Several Hedge Funds to Sue Big Banks for Role in Tom Petters Ponzi Scheme
Six hedge funds are seeking to sue JP Morgan Chase, Bank of America, Wells Fargo, and other banks for their role in a $3.65 billion Ponzi scheme.
The hedge funds claim that they lost a combined $177 million to Tom Petters, the Minnesota-based CEO who was convicted for the fraud and sentenced to 50-years in prison in 2010. The banks, the hedge funds allege, aided and abetted Petters's crimes by allowing him to establish "suspicious accounts." UBS, the CIT Group, and PNC Bank are also among the defendants.

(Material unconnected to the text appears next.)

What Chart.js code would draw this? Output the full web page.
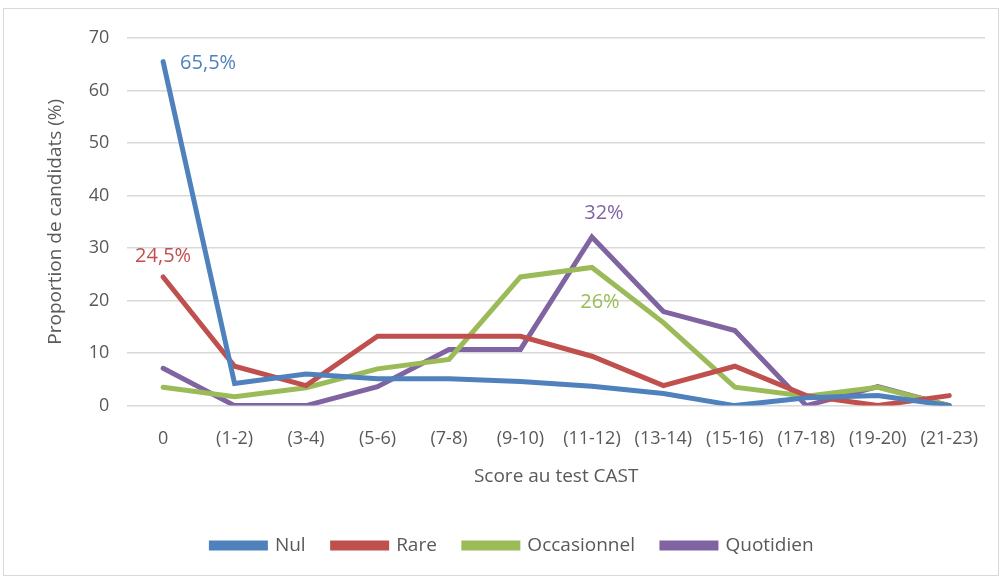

According to the complaint, filed in New York County Supreme Court and first reported on Tuesday by Courthouse News Service, Petters repaid the banks' loans with money from his scheme's victims even after the banks "knew that Petters and his entities, including Polaroid, were insolvent and/or not able to pay their debts."
Petters ran his Ponzi scheme from 1998 to 2008. His investors, including the hedge funds, believed they were funding a wholesale retail business, mainly electronics that Petters Company Inc. supposedly resold to big-box stores like Costco and Sam's Club. But Petters had been faking the product orders.
Federal agents arrested him in September 2008. The following December a jury found him guilty of 20 counts of money laundering, mail fraud, wire fraud, and conspiracy.